Coping with the Stresses of Elder Care: Doctor visits and You
By Dina Bennett on February 08, 2012
In my previous post on Elder Care issues, which I called Speaking Up For Yourself, I set out some tips for those caring for an aging parent, on how to start speaking up for what you need and what you want. For me, as my mother aged with dementia, speaking up was an essential skill for regaining some control over my universe. I often think back to that time (my mother passed away a year and a half ago), on what I could have done differently or better. Here are some things related to speaking up that I found invaluable.
Medical Matters, including doctor visits, ER and other hospitalizations
It's important for someone to accompany an elderly person to doctor appointments. It's even more important for that person to be prepared to go into details with the doctor. And it's most important to write everything down.
Medical matters with regard to elderly parents are always complicated, even without the stress of seeing your mother or father strained, in pain, confused. Typically there are multiple issues to consider, various treatment options, a variety of drugs influencing each other. Physicians have less and less time, and sometimes too little patience, with geriatric cases. I've found this can be true even with doctors who claim a specialty in geriatrics.
It seems obvious now as I write it, but at the time, when my sister or I were just starting to grapple with my mother's dementia, sitting with her in the exam room was a non-starter. She refused to allow us in, on pain of her stalking out of the doctor's office.

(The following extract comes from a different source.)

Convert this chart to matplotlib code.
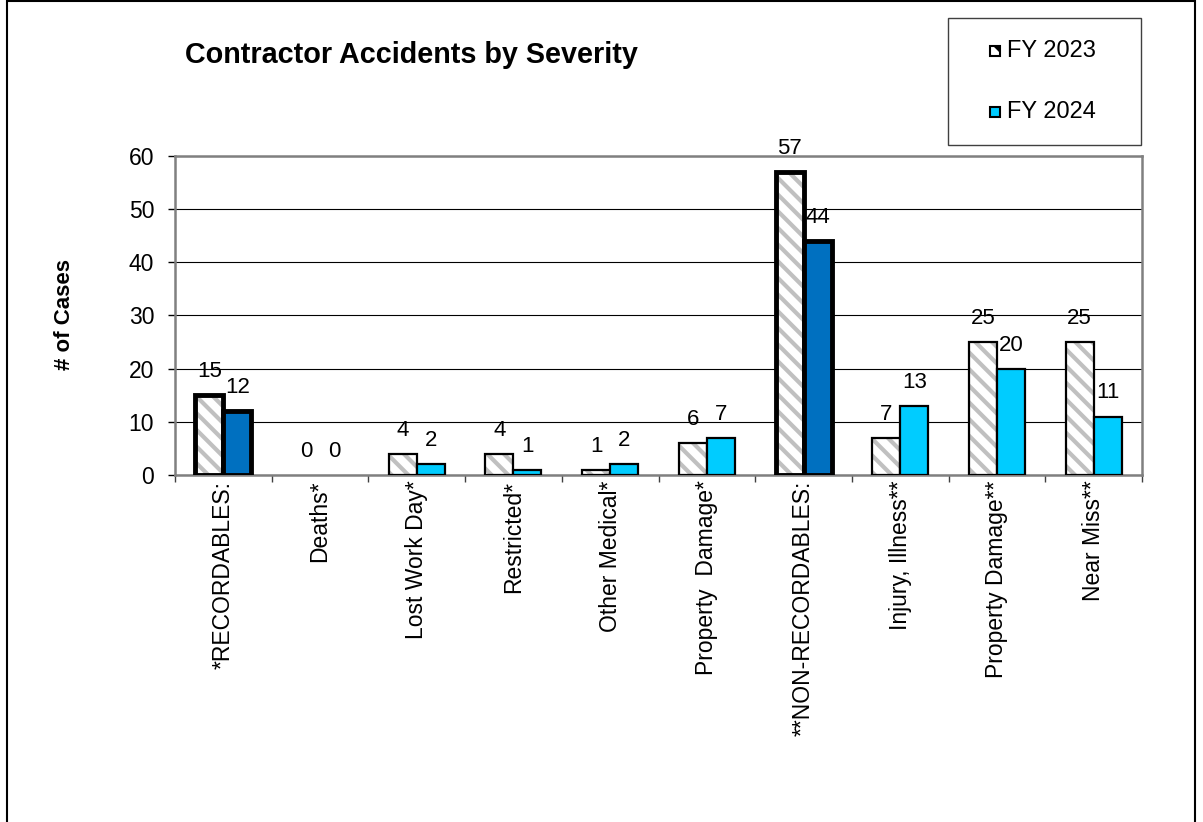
#!/usr/bin/env python3
from matplotlib import pyplot as plt
from matplotlib.patches import Rectangle
import numpy as np

categories = ["*RECORDABLES:", "Deaths*", "Lost Work Day*", "Restricted*",
              "Other Medical*", "Property  Damage*", "**NON-RECORDABLES:",
              "Injury, Illness**", "Property Damage**", "Near Miss**"]
fy2023 = [15, 0, 4, 4, 1, 6, 57, 7, 25, 25]
fy2024 = [12, 0, 2, 1, 2, 7, 44, 13, 20, 11]
summary = [True, False, False, False, False, False, True, False, False, False]
yticks = [0, 10, 20, 30, 40, 50, 60]

W, H = 1203, 822
HATCH_GRAY = "#C0C0C0"
DARK_BLUE = "#0070C0"
CYAN = "#00CCFF"
HATCH = "\\\\"


def fx(px):
    return px / W


def fy(py):
    return 1 - py / H


def main():
    plt.rcParams["font.family"] = ["Liberation Sans", "DejaVu Sans"]
    plt.rcParams["hatch.linewidth"] = 3.0
    plt.rcParams["hatch.color"] = HATCH_GRAY

    fig = plt.figure(figsize=(W / 100, H / 100), dpi=100)
    ax = fig.add_axes([fx(175), fy(475), fx(1142) - fx(175), fy(156) - fy(475)])

    x = np.arange(len(categories))
    bw = 0.29
    lw_2023 = [3.5 if s else (0 if v == 0 else 1.6) for s, v in zip(summary, fy2023)]
    lw_2024 = [3.5 if s else (0 if v == 0 else 1.6) for s, v in zip(summary, fy2024)]
    col_2024 = [DARK_BLUE if s else CYAN for s in summary]

    # FY 2023: hatched fill, then black outline on top
    ax.bar(x - bw / 2, fy2023, bw, color="white", edgecolor=HATCH_GRAY,
           hatch=HATCH, linewidth=0, zorder=3)
    ax.bar(x - bw / 2, fy2023, bw, fill=False, edgecolor="black",
           linewidth=lw_2023, zorder=4)
    ax.bar(x + bw / 2, fy2024, bw, color=col_2024, edgecolor="black",
           linewidth=lw_2024, zorder=4)

    for xi, v in zip(x - bw / 2, fy2023):
        ax.annotate(str(v), (xi, v), xytext=(0, 13), textcoords="offset points",
                    ha="center", va="baseline", fontsize=16, annotation_clip=False)
    for xi, v in zip(x + bw / 2, fy2024):
        ax.annotate(str(v), (xi, v), xytext=(0, 13), textcoords="offset points",
                    ha="center", va="baseline", fontsize=16, annotation_clip=False)

    ax.set_xlim(-0.5, len(categories) - 0.5)
    ax.set_ylim(0, 60)
    ax.set_yticks(yticks)
    ax.tick_params(axis="y", labelsize=16.5, length=5, width=1, pad=10)
    ax.set_xticks(x)
    ax.set_xticklabels(categories, rotation=90, fontsize=16.5, va="top")
    ax.set_xticks(np.arange(-0.5, len(categories), 1), minor=True)
    ax.tick_params(axis="x", which="major", length=0, pad=4)
    ax.tick_params(axis="x", which="minor", length=5, width=1, color="#404040")
    ax.yaxis.grid(True, color="black", linewidth=0.8, zorder=1)
    ax.set_axisbelow(True)
    for side in ["top", "right", "bottom", "left"]:
        ax.spines[side].set_color("#808080")
        ax.spines[side].set_linewidth(1.8)

    fig.text(fx(185), fy(55), "Contractor Accidents by Severity", fontsize=20.7,
             fontweight="bold", ha="left", va="center")
    fig.text(fx(65), fy(315), "# of Cases", fontsize=16, fontweight="bold",
             rotation=90, ha="center", va="center")

    # legend box
    fig.add_artist(Rectangle((fx(948), fy(145)), fx(1141) - fx(948), fy(18) - fy(145),
                             transform=fig.transFigure, fill=False,
                             edgecolor="#404040", linewidth=1))
    for cy, label, face in [(51, "FY 2023", "white"), (112, "FY 2024", CYAN)]:
        sq = Rectangle((fx(990), fy(cy + 5)), fx(10), 10 / H, transform=fig.transFigure,
                       facecolor=face, edgecolor="black", linewidth=1.5,
                       hatch=HATCH if face == "white" else None)
        fig.add_artist(sq)
        fig.text(fx(1007), fy(cy), label, fontsize=17, ha="left", va="center")

    # outer frame
    fig.add_artist(Rectangle((fx(7), -0.1), fx(1195) - fx(7), 1.1 - 1 / H,
                             transform=fig.transFigure, fill=False,
                             edgecolor="black", linewidth=1.5))

    fig.savefig("out.png", dpi=100)


if __name__ == "__main__":
    main()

And once we overcame that hurdle, it took several instances of scratching our heads trying to remember what we'd been told before it dawned on us that we could take notes, just like in highschool! Live and learn!!
Eventually, I began reminding myself of the following advice, which put my (and my mother's) needs front and center, rather than just hoping the doctor would be helpful.
What do I want? to understand the medical matter confronting my mother.
What do I need? for the doctor(s) to explain the matter to me clearly and completely.
How do I get this? I practiced a little script until I could say it nonjudgmentally. For example:
"Doctor, I'm my mother's principle caregiver. And so I have to be able to make the right decisions for her. For me, that means understanding probably in a bit more detail than most what medical issues we're dealing with. Do you have a few more minutes right now? Because it'd help me tremendously if you'd explain the situation and our options so I could take notes. And please bear with me if I need to ask some questions. If this isn't a good time, can we set a time right now when we can talk about this?"
Family matters--time for yourself
One of the recurring themes in caring for elderly parents is how it encroaches on your time and energy for other things. You're working, you're raising a family, you're keeping your spouse happy, AND you're now responsible for all sorts of things related to your parent's well-being. If you don't speak up for your needs you'll eventually explode and one of the above, which you care deeply about, will suffer.
Here's how I break this down into the fundamentals:
What do I want? Not to be responsible to anyone for anything for a period of time (a night, a few hours, whatever you can carve out of your over-busy life!)
What do I need? For someone reliable to take over my responsibilities for that particular period of time. This could be a sibling, a spouse, a friend.
How do I get this? Try this out: "Honey, you, our family, my parents... well, you're the most important people in the world to me. My work, too. Right now, though, I'm truly exhausted. I've gotten overwhelmed. And I need a break. Could you (take care of the kids for the next few nights) (manage dinner for me this week) (take over the laundry this weekend)? If I just don't have to think about or be responsible for this it'll help me more than you can imagine!"
Ok, ok, maybe you won't call your partner "honey" but you get the idea! Define what you want, figure out what you need to do to make it happen, make up your little speech and practice it so you feel totally at ease speaking up for yourself. And then do it!